El atletismo hizo aparición en el primero de los valses Mephisto, donde más allá de una soltura y suficiencia prodigiosa faltó mayor entramado orgánico en los pasajes rápidos de ese baile demoníaco interrumpido por la dulzura de la sección central. Junto a la cuidada elaboración de sonoridades imponentes, mediante un legato espressivo y una magnífica claridad en la articulación Buniatishvili arrancó musicalidad en medio de los juegos de malabares de la Rapsodia española, en particular en una “Folies d’Espagne” muy lograda: nada se presentó como obstáculo para dotar de fluidez el discurso en los constantes desafíos para el fraseo o en las endiabladas secuencias de acordes, que la fina digitación de la pianista redujo a un torrente de matices sonoros. Esa prestancia le permite no sólo transparencia sino dotar de dirección a la música en medio de la exuberancia de notas que dibuja Liszt, algo más que una “escuela de velocidad” como certificó también en la primera de las propinas sin esquivar dificultades y satisfaciendo la sed circense del público que se había removido más que dos mil gallinas: el fragmento final de la popular Rapsodia húngara. Ya con el Palau en pie, la pianista se despidió como un Claro de luna debussysta de gran refinamiento sonoro, redondeando un círculo que nos devolvía al mismo “claro de luna” (Mondlicht) del que habla el poema de Sternau que Brahms añade al inicio del andante de su sonata.
Desde la mercadotécnica discográfica hasta el amarillismo insoportable de la prensa o los detalles de histrionismo en su puesta en escena, hay elementos que rodean su interpretación que pueden confundir. Pero no tengo dudas –aunque haya colegas que las tienen– de que la pianista georgiana es mucho más que eso: hay en ella visos de imaginación musical, concepto riguroso y adecuación estilística.

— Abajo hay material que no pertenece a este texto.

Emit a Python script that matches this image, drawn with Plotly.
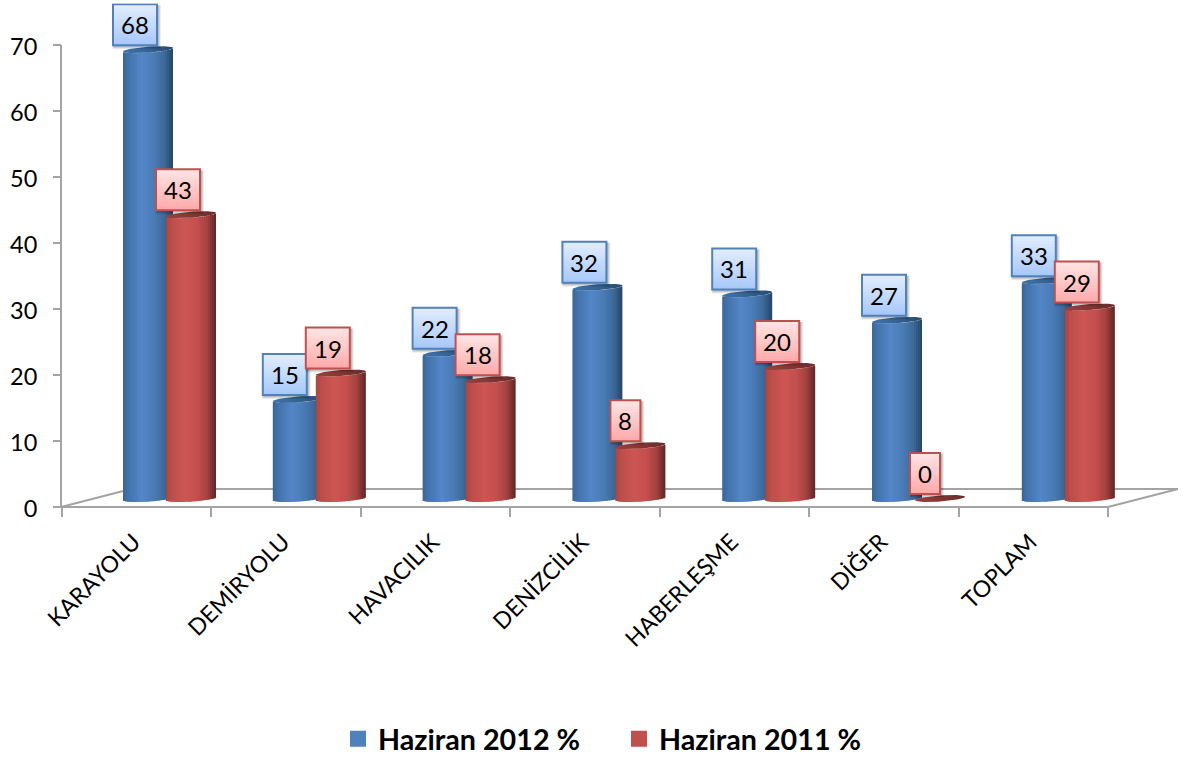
import numpy as np
import plotly.graph_objects as go

categories = ["KARAYOLU", "DEMİRYOLU", "HAVACILIK", "DENİZCİLİK", "HABERLEŞME", "DİĞER", "TOPLAM"]
values_2012 = [68, 15, 22, 32, 31, 27, 33]
values_2011 = [43, 19, 18, 8, 20, 0, 29]
series_names = ["Haziran 2012 %", "Haziran 2011 %"]
y_ticks = [0, 10, 20, 30, 40, 50, 60, 70]

W, H = 1184, 758
FONT = "Lato"
GRAY = "#a3a3a3"
X_UNIT, Y_UNIT = 149.8, 6.6
BAR_W = 50
N_STRIPS = 25
Y2_MIN, Y2_MAX = -1, 75


def lerp_color(stops, t):
    xs = [s[0] for s in stops]
    chans = [np.interp(t, xs, [int(s[1][i:i + 2], 16) for s in stops]) for i in (1, 3, 5)]
    return "rgb(%d,%d,%d)" % tuple(int(round(c)) for c in chans)


BLUE_STOPS = [(0, "#3a6698"), (0.12, "#4474ac"), (0.38, "#5486c8"), (0.62, "#4a7bb6"), (0.82, "#3d6a9b"), (1, "#274564")]
RED_STOPS = [(0, "#a84644"), (0.12, "#bd4e4b"), (0.38, "#cd5653"), (0.62, "#c44f4d"), (0.82, "#a44240"), (1, "#5a2725")]
BLUE_CAP = [[0, "#3f72ac"], [0.5, "#346396"], [1, "#264a70"]]
RED_CAP = [[0, "#9c3f3d"], [0.5, "#843634"], [1, "#672b29"]]


def arc_px(u):
    return 1.75 * u - 3.0 * np.sqrt(np.clip(1 - u * u, 0, 1))


fig = go.Figure()

# axis-carrying trace
fig.add_trace(go.Scatter(x=categories, y=[None] * 7, mode="markers", showlegend=False,
                         hoverinfo="skip", xaxis="x", yaxis="y"))
for name, c in zip(series_names, ["#4f81bd", "#c0504d"]):
    fig.add_trace(go.Scatter(x=[categories[0]], y=[None], mode="markers", name=name,
                             marker=dict(symbol="square", size=17, color=c), xaxis="x", yaxis="y"))

series = [(values_2012, -21.5, BLUE_STOPS, BLUE_CAP, 1), (values_2011, 21.5, RED_STOPS, RED_CAP, 3)]
idx = np.arange(len(categories), dtype=float)
for vals, dx_px, stops, cap, z in series:
    strip_w = BAR_W / N_STRIPS
    for k in range(N_STRIPS):
        left_px = dx_px - BAR_W / 2 + k * strip_w
        u = (left_px + strip_w / 2 - dx_px) / (BAR_W / 2)
        extra = 1.5 if k < N_STRIPS - 1 else 0
        fig.add_trace(go.Bar(
            x=idx, y=vals, base=[arc_px(u) / Y_UNIT] * len(vals),
            width=(strip_w + extra) / X_UNIT, offset=left_px / X_UNIT,
            marker=dict(color=lerp_color(stops, (k + 0.5) / N_STRIPS), line=dict(width=0)),
            showlegend=False, hoverinfo="skip", cliponaxis=False, zorder=z,
            xaxis="x2", yaxis="y2"))
    t = np.linspace(0, 2 * np.pi, 61)
    for i, v in enumerate(vals):
        fig.add_trace(go.Scatter(
            x=i + (dx_px + BAR_W / 2 * np.cos(t)) / X_UNIT,
            y=v + (1.75 * np.cos(t) + 3.0 * np.sin(t)) / Y_UNIT,
            mode="lines", line=dict(width=0), fill="toself",
            fillgradient=dict(type="horizontal", colorscale=cap),
            showlegend=False, hoverinfo="skip", cliponaxis=False, zorder=z + 1,
            xaxis="x2", yaxis="y2"))

# floor and axis lines
shapes = [dict(type="path", xref="paper", yref="paper", layer="below",
               path="M %f %f L %f %f L %f %f" % (61 / W, 1 - 507 / H, 131 / W, 1 - 489 / H, 1178 / W, 1 - 489 / H),
               line=dict(color=GRAY, width=2)),
          dict(type="path", xref="paper", yref="paper", layer="below",
               path="M %f %f L %f %f L %f %f L %f %f" % (61 / W, 1 - 45 / H, 61 / W, 1 - 507 / H,
                                                          1108 / W, 1 - 507 / H, 1178 / W, 1 - 489 / H),
               line=dict(color=GRAY, width=2))]

# value labels
annotations = []
BOX_STYLES = [("#4f81bd", "#e3eeff", "#a6c7fa"), ("#c0504d", "#ffe6e6", "#ffa8a8")]
BOX_H = 41
for (vals, dx_px, _, _, _), (border, top, bottom) in zip(series, BOX_STYLES):
    for i, v in enumerate(vals):
        w = 44 if v >= 10 else 30
        cx = dx_px - (13 if v >= 10 else 15)
        anchor = dict(xref="x2", yref="y2", xsizemode="pixel", ysizemode="pixel",
                      xanchor=float(i), yanchor=float(v), layer="above")
        for off, alpha in ((3, 0.07), (2, 0.10), (1, 0.12)):
            shapes.append(dict(type="rect", x0=cx - w / 2 + 1 - off / 2, x1=cx + w / 2 + 1 + off,
                               y0=4.5 - off - 1, y1=4.5 + BOX_H - 1,
                               fillcolor="rgba(0,0,0,%g)" % alpha, line=dict(width=0), **anchor))
        bands = 14
        for b in range(bands):
            ext = 1.5 if b < bands - 1 else 0
            shapes.append(dict(type="rect", x0=cx - w / 2, x1=cx + w / 2,
                               y0=4.5 + BOX_H * (1 - (b + 1) / bands) - ext, y1=4.5 + BOX_H * (1 - b / bands),
                               fillcolor=lerp_color([(0, top), (1, bottom)], (b + 0.5) / bands),
                               line=dict(width=0), **anchor))
        shapes.append(dict(type="rect", x0=cx - w / 2, x1=cx + w / 2, y0=4.5, y1=4.5 + BOX_H,
                           fillcolor="rgba(0,0,0,0)", line=dict(color=border, width=2), **anchor))
        annotations.append(dict(text=str(v), xref="x2", yref="y2", x=float(i), y=float(v),
                                xshift=cx, yshift=4.5 + BOX_H / 2, showarrow=False,
                                xanchor="center", yanchor="middle",
                                font=dict(family=FONT, size=24, color="black")))

fig.update_layout(
    width=W, height=H, margin=dict(l=0, r=0, t=0, b=0, autoexpand=False),
    paper_bgcolor="white", plot_bgcolor="rgba(0,0,0,0)",
    barmode="overlay", shapes=shapes, annotations=annotations,
    font=dict(family=FONT, color="black"),
    xaxis=dict(domain=[62 / W, 1108 / W], type="category", categoryorder="array", categoryarray=categories,
               range=[-0.5, 6.5], tickson="boundaries", ticks="outside", ticklen=9, tickwidth=2, tickcolor=GRAY,
               showline=False, showgrid=False, tickangle=-45,
               ticklabelstandoff=16, ticklabelshift=-3, automargin=False,
               tickfont=dict(family=FONT, size=23, color="black"), anchor="y", zeroline=False),
    yaxis=dict(domain=[1 - 507 / H, 1 - 45 / H], range=[0, 70], tickvals=y_ticks,
               ticks="outside", ticklen=8, tickwidth=2, tickcolor=GRAY,
               showline=False, showgrid=False, zeroline=False,
               ticklabelstandoff=11, ticklabelshift=2, automargin=False,
               tickfont=dict(family=FONT, size=23.5, color="black"), anchor="x"),
    xaxis2=dict(domain=[94.6 / W, (94.6 + 7 * X_UNIT) / W], range=[-0.5, 6.5], visible=False,
                anchor="y2", showgrid=False),
    yaxis2=dict(domain=[1 - (498.5 - Y2_MIN * Y_UNIT) / H, 1 - (498.5 - Y2_MAX * Y_UNIT) / H],
                range=[Y2_MIN, Y2_MAX], visible=False, anchor="x2", showgrid=False),
    legend=dict(orientation="h", xanchor="center", x=619 / W, yanchor="middle", y=1 - 739 / H,
                font=dict(family=FONT, size=28.7, color="black", weight="bold"),
                entrywidth=236, entrywidthmode="pixels",
                itemsizing="trace", itemclick=False, itemdoubleclick=False, bgcolor="rgba(0,0,0,0)"),
)
fig.write_html("out.html", config=dict(displayModeBar=False),
               post_script="document.body.style.margin='0';document.body.style.overflow='hidden';")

Bajo tantos focos no es quizás tan fácil, pero en paralelo a su abundancia y audacia artística, un día llegarán grandes dosis de escepticismo y cautela y entonces tendremos mimbres de gran valor para una trayectoria importante que Buniatishvili todavía está en camino de construir y consolidar, y de la cual escuchamos más destellos con Brahms que con Liszt, aunque este último le proporcione un traje hecho a su medida actual.